#### Task
Give the number of lines holding the string "this", and nothing else.

* Start Data for the task *

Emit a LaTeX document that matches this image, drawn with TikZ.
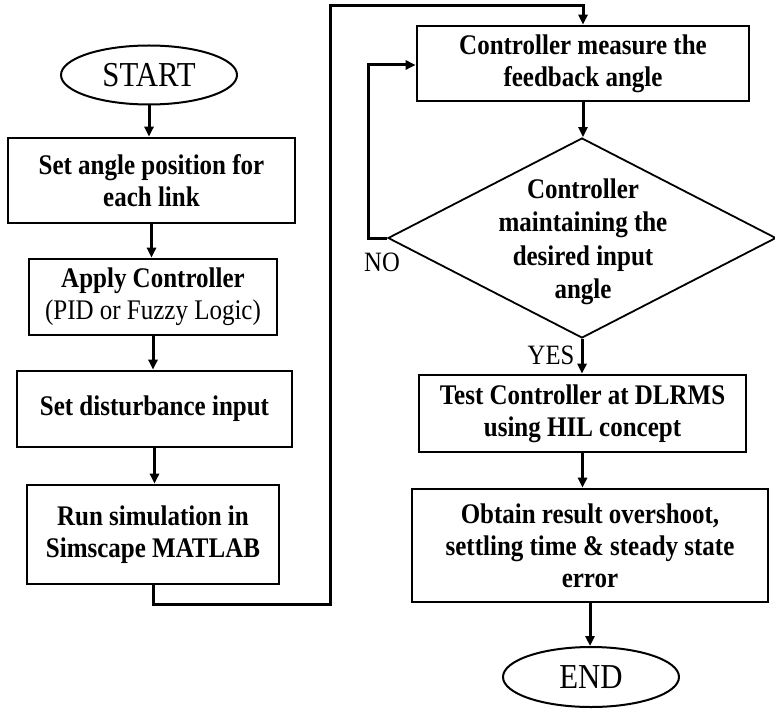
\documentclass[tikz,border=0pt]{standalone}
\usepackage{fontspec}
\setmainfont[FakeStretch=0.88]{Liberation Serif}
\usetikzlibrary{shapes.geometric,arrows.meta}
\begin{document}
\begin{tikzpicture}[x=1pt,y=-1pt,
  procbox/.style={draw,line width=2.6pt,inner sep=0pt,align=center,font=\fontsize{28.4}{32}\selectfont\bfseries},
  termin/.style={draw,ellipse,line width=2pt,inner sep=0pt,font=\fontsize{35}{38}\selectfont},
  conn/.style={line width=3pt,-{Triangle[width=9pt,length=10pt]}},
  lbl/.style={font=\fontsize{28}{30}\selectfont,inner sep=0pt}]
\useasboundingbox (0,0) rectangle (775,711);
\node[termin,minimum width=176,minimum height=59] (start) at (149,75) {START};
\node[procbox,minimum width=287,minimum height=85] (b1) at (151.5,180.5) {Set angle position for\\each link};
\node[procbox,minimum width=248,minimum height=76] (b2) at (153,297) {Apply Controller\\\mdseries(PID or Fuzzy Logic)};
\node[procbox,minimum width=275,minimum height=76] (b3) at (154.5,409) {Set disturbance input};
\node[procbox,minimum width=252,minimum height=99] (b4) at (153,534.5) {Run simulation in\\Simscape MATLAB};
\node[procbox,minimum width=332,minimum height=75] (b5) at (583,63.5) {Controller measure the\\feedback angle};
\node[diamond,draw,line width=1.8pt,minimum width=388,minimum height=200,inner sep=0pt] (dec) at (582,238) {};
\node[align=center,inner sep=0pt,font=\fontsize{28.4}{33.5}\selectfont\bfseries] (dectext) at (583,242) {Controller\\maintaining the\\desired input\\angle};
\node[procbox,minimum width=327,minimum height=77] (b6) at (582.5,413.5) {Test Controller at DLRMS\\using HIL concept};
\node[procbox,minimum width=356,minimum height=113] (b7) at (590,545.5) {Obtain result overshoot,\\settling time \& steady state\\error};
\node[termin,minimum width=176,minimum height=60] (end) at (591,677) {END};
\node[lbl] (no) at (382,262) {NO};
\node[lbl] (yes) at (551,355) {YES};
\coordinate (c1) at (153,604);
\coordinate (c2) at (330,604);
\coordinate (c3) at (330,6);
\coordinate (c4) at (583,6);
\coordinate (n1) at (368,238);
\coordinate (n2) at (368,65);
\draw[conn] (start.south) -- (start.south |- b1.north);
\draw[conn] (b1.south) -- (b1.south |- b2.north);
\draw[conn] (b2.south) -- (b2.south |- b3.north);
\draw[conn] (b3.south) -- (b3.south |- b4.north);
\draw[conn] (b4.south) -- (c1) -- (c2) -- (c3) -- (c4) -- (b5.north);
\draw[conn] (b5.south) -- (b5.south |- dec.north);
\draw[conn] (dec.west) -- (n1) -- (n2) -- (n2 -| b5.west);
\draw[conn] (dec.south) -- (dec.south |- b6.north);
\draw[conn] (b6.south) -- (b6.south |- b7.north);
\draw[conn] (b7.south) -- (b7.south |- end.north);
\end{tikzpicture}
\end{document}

* End Data for the task *
* Start Data for the task *

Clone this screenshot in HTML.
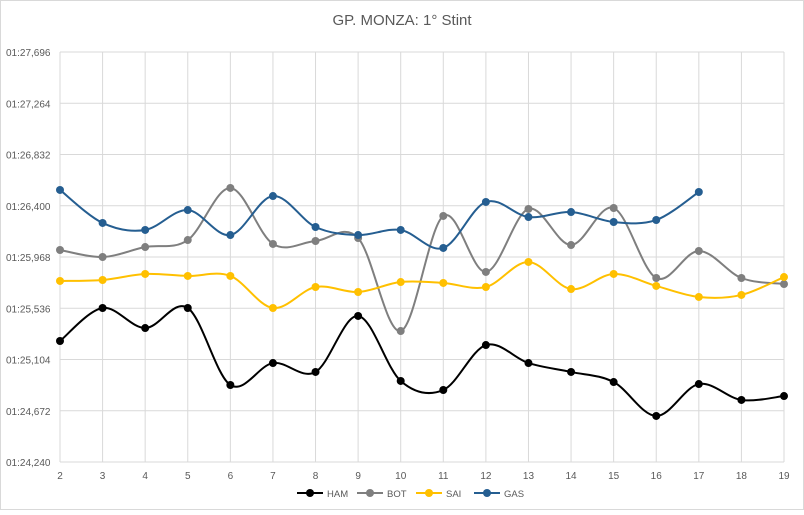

* End Data for the task *

#### Response
2